Tournee US-Punkrock gegen Rassismus und Faschismus - und für die Liebe

Green Day bieten bei ihrem Konzert in der Kölner Lanxess Arena eine schweißtreibende Show mit politischen Statements.

Seit vergangenem Jahr auf Tournee durch die USA und Europa: die US-Band Green Day mit ihrem Frontmann Billie Joe Armstrong. (Archivfoto)

Foto: Roberto Finizio

Köln. Keiner konnte ahnen, dass es so weit kommen und die Sache so große werden würde. Wie auch? Als Green Day 1994 vor ein paar Dutzend Zuschauern in Läden wie dem, man muss sich das auf der Zunge zergehen lassen, Autonomen Jugendzentrum am Bahndamm in Wermelskirchen spielten, da waren sie als schmuddelige, keinen Giftstoff verschmähende Jungspunde vom Superstarstatus in etwa so weit entfernt wie Donald Trump vom Amt des US-Präsidenten. 23 Jahre später hat Trump es geschafft — und Green Day sind die größte Punkband dieses Planeten. Und irgendwie sind die Schicksale des mächtigsten Mannes der Erde und der Kalifornier aus dem Rock-Olymp verknüpft an diesem Abend in der fast ausverkauften Kölner Lanxess-Arena.

Denn natürlich warten alle im Publikum auf diesen einen Song. Den, mit dem Green Day schon zur Amtszeit des George W. Bush lautstark zeigten, was sie von der Geld- und Bomben- und „America first“-Politik ihres Staatsoberhauptes hielten. „Don’t wanna be an American idiot!“ Nein: Sie möchten keine amerikanischen Idioten sein. Keiner Agenda von ultrakonservativen Rednecks folgen. Und auch wenn diese Zeilen erst im Zugabenteil folgen, als die Fans vor ihnen schon völlig fertig vom Tanzen und Sich-Gegenseitig-Anrempeln und Faust-Hochstrecken sind:

Green Days Auftritt ist ein Paradebeispiel dafür, wie man ein Punkkonzert vor nur knapp unter 20 000 Menschen geben muss, damit es auch ein Punkkonzert bleibt und nicht zur Pseudo-Chose mit schalem „Die haben sich dem Geld verschrieben“-Beigeschmack verkommt. Die Dramaturgie ist perfekt.

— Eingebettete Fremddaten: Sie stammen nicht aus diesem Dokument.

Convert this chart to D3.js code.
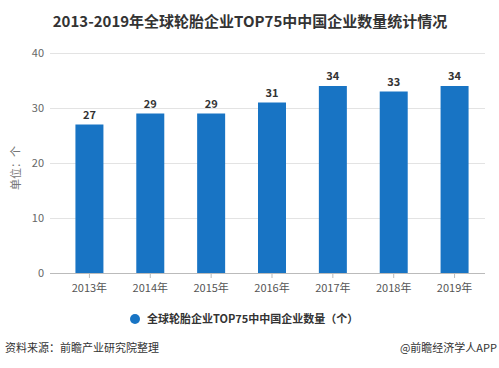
<!DOCTYPE html>
<html>
<head>
<meta charset="utf-8">
<script src="https://cdn.jsdelivr.net/npm/d3@7"></script>
<style>
  body { margin: 0; background: #fff; }
  text { font-family: "Microsoft YaHei", "Noto Sans CJK SC", sans-serif; }
</style>
</head>
<body>
<div id="chart"></div>
<script>
var years = ["2013年", "2014年", "2015年", "2016年", "2017年", "2018年", "2019年"];
var counts = [27, 29, 29, 31, 34, 33, 34];
var yTicks = [0, 10, 20, 30, 40];

var width = 499, height = 368;

var svg = d3.select("#chart")
  .append("svg")
  .attr("width", width)
  .attr("height", height);

// title
svg.append("text")
  .attr("x", 250)
  .attr("y", 27)
  .attr("text-anchor", "middle")
  .attr("font-size", 15)
  .attr("font-weight", "bold")
  .attr("fill", "#333")
  .text("2013-2019年全球轮胎企业TOP75中中国企业数量统计情况");

var x = d3.scaleBand()
  .domain(years)
  .range([59, 485])
  .paddingInner(0.54)
  .paddingOuter(0.27);

var y = d3.scaleLinear()
  .domain([0, 40])
  .range([273, 53]);

// grid lines
svg.selectAll(".grid")
  .data(yTicks)
  .enter()
  .append("line")
  .attr("x1", 50)
  .attr("x2", 485)
  .attr("y1", function(d) { return y(d) + 0.5; })
  .attr("y2", function(d) { return y(d) + 0.5; })
  .attr("stroke", function(d) { return d === 0 ? "#bbb" : "#e3e3e3"; });

// y labels
svg.selectAll(".ylab")
  .data(yTicks)
  .enter()
  .append("text")
  .attr("x", 44)
  .attr("y", function(d) { return y(d) + 4; })
  .attr("text-anchor", "end")
  .attr("font-size", 11)
  .attr("fill", "#666")
  .text(function(d) { return d; });

svg.append("text")
  .attr("transform", "translate(20,168) rotate(-90)")
  .attr("text-anchor", "middle")
  .attr("font-size", 11)
  .attr("fill", "#777")
  .text("单位：个");

// bars
svg.selectAll(".bar")
  .data(counts)
  .enter()
  .append("rect")
  .attr("x", function(d, i) { return x(years[i]); })
  .attr("y", function(d) { return y(d); })
  .attr("width", x.bandwidth())
  .attr("height", function(d) { return y(0) - y(d); })
  .attr("fill", "#1874c4");

svg.selectAll(".val")
  .data(counts)
  .enter()
  .append("text")
  .attr("x", function(d, i) { return x(years[i]) + x.bandwidth() / 2; })
  .attr("y", function(d) { return y(d) - 6; })
  .attr("text-anchor", "middle")
  .attr("font-size", 11)
  .attr("font-weight", "bold")
  .attr("fill", "#333")
  .text(function(d) { return d; });

// x ticks + labels
svg.selectAll(".xtick")
  .data(years)
  .enter()
  .append("line")
  .attr("x1", function(d) { return x(d) + x.bandwidth() / 2; })
  .attr("x2", function(d) { return x(d) + x.bandwidth() / 2; })
  .attr("y1", 273)
  .attr("y2", 278)
  .attr("stroke", "#bbb");

svg.selectAll(".xlab")
  .data(years)
  .enter()
  .append("text")
  .attr("x", function(d) { return x(d) + x.bandwidth() / 2; })
  .attr("y", 292)
  .attr("text-anchor", "middle")
  .attr("font-size", 11)
  .attr("fill", "#555")
  .text(function(d) { return d; });

// legend
svg.append("circle")
  .attr("cx", 135)
  .attr("cy", 319)
  .attr("r", 5)
  .attr("fill", "#1874c4");

svg.append("text")
  .attr("x", 147)
  .attr("y", 323)
  .attr("font-size", 11)
  .attr("font-weight", "bold")
  .attr("fill", "#333")
  .text("全球轮胎企业TOP75中中国企业数量（个）");

// footer
svg.append("text")
  .attr("x", 5)
  .attr("y", 352)
  .attr("font-size", 11)
  .attr("fill", "#333")
  .text("资料来源：前瞻产业研究院整理");

svg.append("text")
  .attr("x", 497)
  .attr("y", 352)
  .attr("text-anchor", "end")
  .attr("font-size", 11)
  .attr("fill", "#333")
  .text("@前瞻经济学人APP");
</script>
</body>
</html>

Sie basiert auf harmlos-famosen Hits wie „Basket Case“, „Longview“ oder „When I come around“, die aus uralten Zeiten im berühmten Gilman-Street-Club an der US-Westküste stammen, wo Green Day sich auf maroden Brettern mit ihren Instrumenten kämpfend hochgespielt haben. Und sie gründet auf ambitionierten Zeitgeist-Songs wie „Jesus Of Suburbia“, „Boulevard of broken dreams“ oder „Know your enemy“.

Diese Stücke, die eher Manifeste denn einfache Songs sind, zeigen, dass Frontmann Billy Joe Armstrong, Bassist Mike Dirnt und Schlagzeuger Tre Cool eben zu denen gehören, die ein Gewissen haben, das über den Gedanken an Dollars hinausgeht. Und überhaupt werden Green Day nicht müde, die Leute auf ihre Seite, die gute Seite zu ziehen: Armstrong schreit und keift gegen Faschismus und Rassismus. Gegen Trump. Gegen Grenzwälle. Gegen das Böse.

Und für die Liebe. Immer und immer wieder. Mal wie ein Giftzwerg auf die Gitarre eindreschend, während hinter ihm Feuerzungen lodern oder Konfettikanonen knallen. Mal wie ein Duracell-Hase mit Micky-Maus-Statur über die Bühne rennend und hopsend. Mal auf dem Boden kniend und liegend und die Leute auf den Widerstand gegen alles Übel einschwörend. Er holt Fans auf die Bühne, um sie an dieser den Schweiß aus den Poren treibenden Physis einer Show maximalmöglich teilhaben zu lassen und verschenkt dabei seine Gitarre und herzt und knuddelt die Glücklichen.

„Rock’n’Roll“, ruft er, „kann die Welt verändern!“ Daran glaube er bis zum Tag seines Todes. Und er hat recht. Denn Armstrong und seine Band tun gerade genau das: Rocken. Und die Welt für ein paar Zehntausend Menschen, von denen viele dem Alter nach einmal die Zukunft gestalten werden, besser machen. Green Day tun das als Vollprofis und Super-Entertainer, die trotz des Rummels und Erfolges strikte Punkrocker und Revoluzzer geblieben sind. Sie spielen besser, sehr viel besser, als zu Jugendzentrumszeiten. Aber die Typen von damals sind immer noch da.